「名画で読み解く ハプスブルク家12の物語」中野京子 作、光文社新書 | サーシャのひとり言

サーシャのひとり言

音楽や絵画など日々見たり聴いたりしたことの備忘録的ブログです。

12の絵画作品をベースに、中野さんらしい分かりやすい語り口で、ハプスブルク家の650年に渡る歴史の流れを綴った本。
ハプスブルク家が表舞台に躍り出た王家の開祖ルドルフ1世から始まり、最後の章はマネの描いたフランツ・ヨーゼフの弟でメキシコ皇帝となったマクシミリアン大公の処刑。
長い帝国史の概要を俯瞰できたような気分になれて非常に面白く読めました。



✳️やはり読んでいて特に興味深かったのは以前から惹かれていた女王フアナやフェリペ2世の章。

ティツィアーノによる皇太子時代のフェリペ。
素敵ー!!ラブ
ヴェルディのドン・カルロでは息子の婚約者エリザベートを横取りする老人ですが、史実では彼女と結婚した時のフェリペはまだ32歳。
老人どころか色々問題点の多かった息子ドン・カルロよりよほど素敵だったのですよ。

ちなみに2番目の妻はあのブラッディー・メアリー。
メアリー女王本人は、政略結婚で11歳も年下のフェリペが好きだったようですね。想像妊娠までしますが、実は腹部の膨隆は腫瘍によるものでこれが元で亡くなります。何だか切ないお話です・・。
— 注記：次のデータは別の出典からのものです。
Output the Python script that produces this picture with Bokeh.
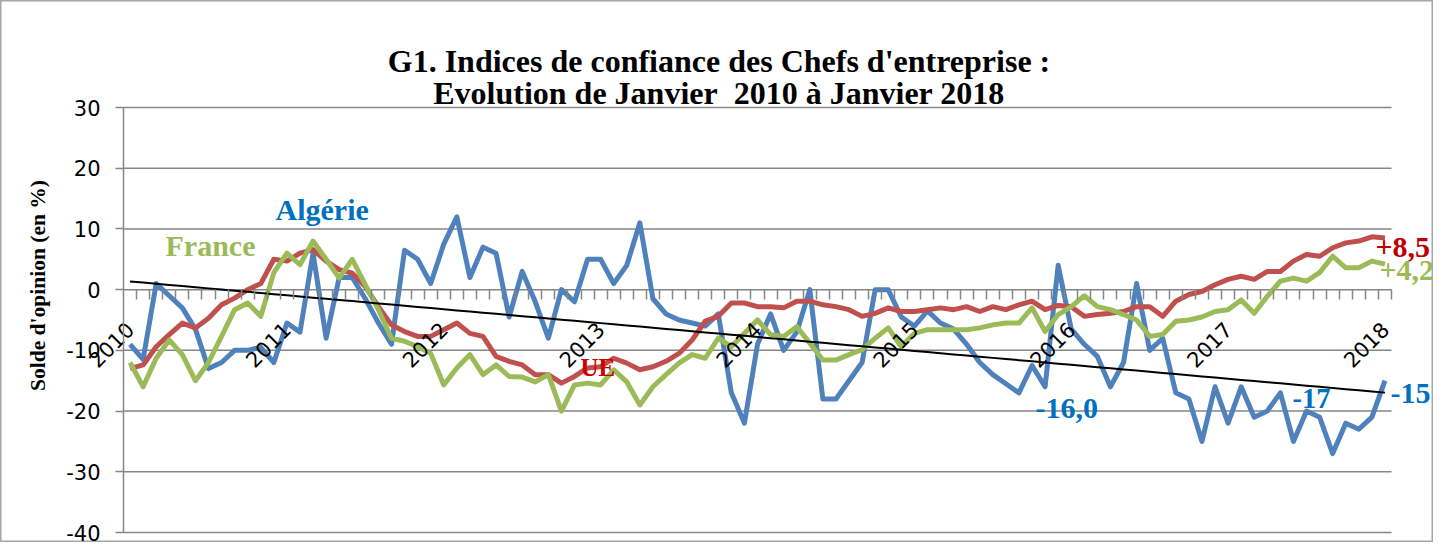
import numpy as np
from bokeh.plotting import figure
from bokeh.models import (Range1d, FixedTicker, Label, LinearAxis,
                          PrintfTickFormatter)
from bokeh.embed import file_html
from bokeh.resources import INLINE

# ---------------- data (monthly, Jan 2010 .. Jan 2018) ----------------
years = ["2010", "2011", "2012", "2013", "2014", "2015", "2016", "2017", "2018"]

algerie = [-9, -11.5, 1, -1, -3, -6.5, -13, -12, -10, -10, -9.5, -12,
           -5.5, -7, 6, -8, 2, 2, -1.5, -5.5, -9, 6.5, 5, 1,
           7.5, 12, 2, 7, 6, -4.5, 3, -2, -8, 0, -2, 5,
           5, 1, 4, 11, -1.5, -4, -5, -5.5, -6, -4, -17, -22,
           -9, -4, -10, -7, 0, -18, -18, -15, -12, 0, 0, -4.5,
           -6, -3.5, -5.5, -6.5, -9, -12, -14, -15.5, -17, -12.5, -16, 4,
           -6.5, -9, -11, -16, -12, 1, -10, -8, -17, -18, -25, -16,
           -22, -16, -21, -20, -17, -25, -20, -21, -27, -22, -23, -21,
           -15]

ue = [-13, -12.4, -9.4, -7.4, -5.5, -6.3, -4.7, -2.5, -1.4, 0, 1, 5,
      4.7, 6, 6.6, 4.7, 3.3, 2.7, 0.5, -2.8, -5.8, -6.9, -7.7, -7.7,
      -6.6, -5.5, -7.2, -7.7, -11, -11.8, -12.4, -14, -14, -15.4, -14.3, -12.9,
      -12.7, -11.3, -12.1, -13.2, -12.7, -11.8, -10.5, -8.3, -5.2, -4.4, -2.2, -2.2,
      -2.8, -2.8, -3, -1.9, -1.9, -2.5, -2.8, -3.3, -4.4, -3.9, -3, -3.6,
      -3.6, -3.3, -3, -3.3, -2.8, -3.6, -2.8, -3.3, -2.5, -1.9, -3.3, -2.6,
      -2.8, -4.4, -4.1, -3.9, -3.6, -2.8, -2.8, -4.4, -1.9, -0.8, -0.3, 0.8,
      1.7, 2.2, 1.7, 3.0, 3.0, 4.7, 5.8, 5.5, 6.9, 7.7, 8.0, 8.7,
      8.5]

france = [-12, -16, -11.3, -8.3, -10.7, -15, -12, -7.7, -3.3, -2.2, -4.4, 2.8,
          6, 4.1, 8, 5, 1.9, 5, 0.8, -3.3, -8, -8.5, -9.4, -10.5,
          -15.7, -12.9, -10.7, -14, -12.4, -14.3, -14.4, -15.2, -14, -20, -15.7, -15.4,
          -15.7, -13.2, -15.2, -19, -16, -14, -12.1, -10.7, -11.3, -8, -9.4, -7.2,
          -5, -7.4, -7.7, -6.1, -8.8, -11.6, -11.6, -10.7, -9.9, -8, -6.3, -9.4,
          -7.2, -6.6, -6.6, -6.6, -6.6, -6.3, -5.8, -5.5, -5.5, -3, -6.9, -4.1,
          -2.8, -1, -2.8, -3.3, -4.1, -5, -7.7, -7.4, -5.2, -5, -4.5, -3.6,
          -3.3, -1.7, -3.9, -1.1, 1.4, 1.9, 1.4, 2.8, 5.5, 3.6, 3.6, 4.7,
          4.2]

yticks = [-40, -30, -20, -10, 0, 10, 20, 30]

n = len(algerie)
idx = np.arange(n)

# linear trend of the Algeria series
slope, intercept = np.polyfit(idx, np.array(algerie, dtype=float), 1)
trend = slope * idx + intercept

# ---------------- geometry ----------------
W, H = 1433, 542                       # figure size (page offset 8px)
AX_L, AX_R, AX_T, AX_B = 123, 1391, 107, 532   # plot area inside the figure (px)
YMIN, YMAX = yticks[0], yticks[-1]
sx = n / (AX_R - AX_L)                 # data units per px
sy = (YMAX - YMIN) / (AX_B - AX_T)
x_range = Range1d(-0.5 - AX_L * sx, -0.5 + (W - AX_L) * sx)
y_range = Range1d(YMIN - (H - AX_B) * sy, YMAX + AX_T * sy)

def X(page_x):
    return -0.5 + (page_x - 8 - AX_L) * sx

def Y(page_y):
    return YMAX - (page_y - 8 - AX_T) * sy

# ---------------- figure ----------------
p = figure(width=W, height=H, output_backend="svg", toolbar_location=None,
           x_range=x_range, y_range=y_range,
           x_axis_location=None, y_axis_location=None, min_border=0)
p.outline_line_color = "#a6a6a6"
p.outline_line_width = 2
p.background_fill_color = "white"
p.border_fill_color = "white"
p.xgrid.visible = False
p.ygrid.visible = False

# horizontal gridlines spanning the category range
p.segment(x0=[-0.5] * len(yticks), y0=yticks, x1=[n - 0.5] * len(yticks), y1=yticks,
          line_color="#868686", line_width=1.5)

# value axis at the left edge of the category range
yax = LinearAxis(fixed_location=-0.5, ticker=FixedTicker(ticks=yticks),
                 bounds=(YMIN, YMAX), formatter=PrintfTickFormatter(format="%d"))
yax.axis_line_color = "#868686"
yax.axis_line_width = 1.5
yax.major_tick_line_color = "#868686"
yax.major_tick_line_width = 1.5
yax.major_tick_out = 8
yax.major_tick_in = 0
yax.minor_tick_line_color = None
yax.major_label_text_font = "DejaVu Sans"
yax.major_label_text_font_size = "21px"
yax.major_label_text_color = "#000000"
yax.major_label_standoff = 15
p.add_layout(yax, "left")

# month tick marks on the zero line
tax = LinearAxis(fixed_location=0, ticker=FixedTicker(ticks=list(idx + 0.5)),
                 bounds=(-0.5, n - 0.5))
tax.axis_line_color = None
tax.major_tick_line_color = "#868686"
tax.major_tick_line_width = 1.5
tax.major_tick_out = 10
tax.major_tick_in = 0
tax.minor_tick_line_color = None
tax.major_label_text_font_size = "0px"
tax.major_label_text_alpha = 0
p.add_layout(tax, "below")

# year labels (rotated) on the zero line
lax = LinearAxis(fixed_location=0, ticker=FixedTicker(ticks=[12 * k for k in range(len(years))]),
                 major_label_overrides={12 * k: y for k, y in enumerate(years)})
lax.axis_line_color = None
lax.major_tick_line_color = None
lax.minor_tick_line_color = None
lax.major_label_orientation = np.pi / 4
lax.major_label_text_font = "DejaVu Sans"
lax.major_label_text_font_size = "21px"
lax.major_label_text_color = "#000000"
lax.major_label_standoff = 30
p.add_layout(lax, "below")

# series
p.line(idx, algerie, line_color="#4F81BD", line_width=5, line_join="round")
p.line(idx, ue, line_color="#C0504D", line_width=5, line_join="round")
p.line(idx, france, line_color="#9BBB59", line_width=5, line_join="round")
p.line(idx, trend, line_color="#000000", line_width=2)

serif = "Liberation Serif"

def lab(px, py, text, color, size="30px", align="left", angle=0.0, baseline="alphabetic"):
    p.add_layout(Label(x=X(px), y=Y(py), text=text, text_color=color, text_font=serif,
                       text_font_style="bold", text_font_size=size,
                       text_align=align, text_baseline=baseline, angle=angle))

# title
lab(726.5, 68, "G1. Indices de confiance des Chefs d'entreprise :", "#000000", "32px", "center")
lab(726.5, 100, "Evolution de Janvier\u00a0 2010 à Janvier 2018", "#000000", "32px", "center")

# value axis title
lab(45, 293, "Solde d'opinion (en %)", "#000000", "21.5px", "center", np.pi / 2, "middle")

# series labels
lab(283, 217, "Algérie", "#0070C0")
lab(173, 253, "France", "#9BBB59")
lab(588, 375, "UE", "#CC0000", "25px")
lab(1043, 416, "-16,0", "#0070C0")
lab(1300, 406, "-17", "#0070C0", "28.5px")
lab(1398, 401, "-15", "#0070C0")
lab(1383, 255, "+8,5", "#C00000")
lab(1387, 278, "+4,2", "#9BBB59")

open("out.html", "w").write(file_html(p, INLINE))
メアリーの死後、フェリペが結婚したのがエリザベートですが、代理人挙式の際、馬上槍試合でエリザベートの父アンリ2世が亡くなるのが有名なノストラダムスの予言的中例です。(この事故の際は解剖学者ヴェサリウスも駆けつけます!)



✳️マネの「皇帝マクシミリアンの処刑」の右端。
オーストリア皇帝フランツ・ヨーゼフの次弟マクシミリアンがナポレオン3世に担がれて傀儡政権の皇帝としてメキシコに渡って3年後、共和派に敗れて処刑される場面を描いたもの。

中野さんの説明を読んでから見ると、右端の男性は確かにナポレオン3世によく似ています。
つまりマネは、マクシミリアンはメキシコ共和派のファレスではなくて、実質ナポレオン3世に殺されたと言外に示唆しているのでしょう。
画中の兵士が着ている制服も革命軍のそれでは無くてフランスの軍服とよく似たものに変えてあります。

なお、実際の処刑の写真ではマクシミリアンは無帽ですが、マネの絵ではソンブレロを被っています。
中野さんの説明では、この絵は明らかにゴヤの「マドリッド1808年5月3日」を意識した作品なので、ゴヤの絵の中央の白いシャツの男性の手掌に聖痕ににた傷があるのに対応する様に、光輪的にソンブレロを被せたのでは?とのことでした。
まぁ、でもゴヤと比較するとこのマネの作品は即物的過ぎますね・・。

ナポレオン3世

✳️上記のマクシミリアンの本当の父親?とも噂されるナポレオン2世ライヒシュタット公。
由緒ある王家のプリンセスを所望するナポレオンに、ハプスブルク家のフランツ2世(神聖ローマ帝国最後の皇帝)から人身御供の形で嫁がされた王女マリー・ルイーズとの間に生まれました。

トーマス・ローレンスのライヒシュタット公。
まさに美少年です・・。照れ

他の作品もどれも興味深い内容でした。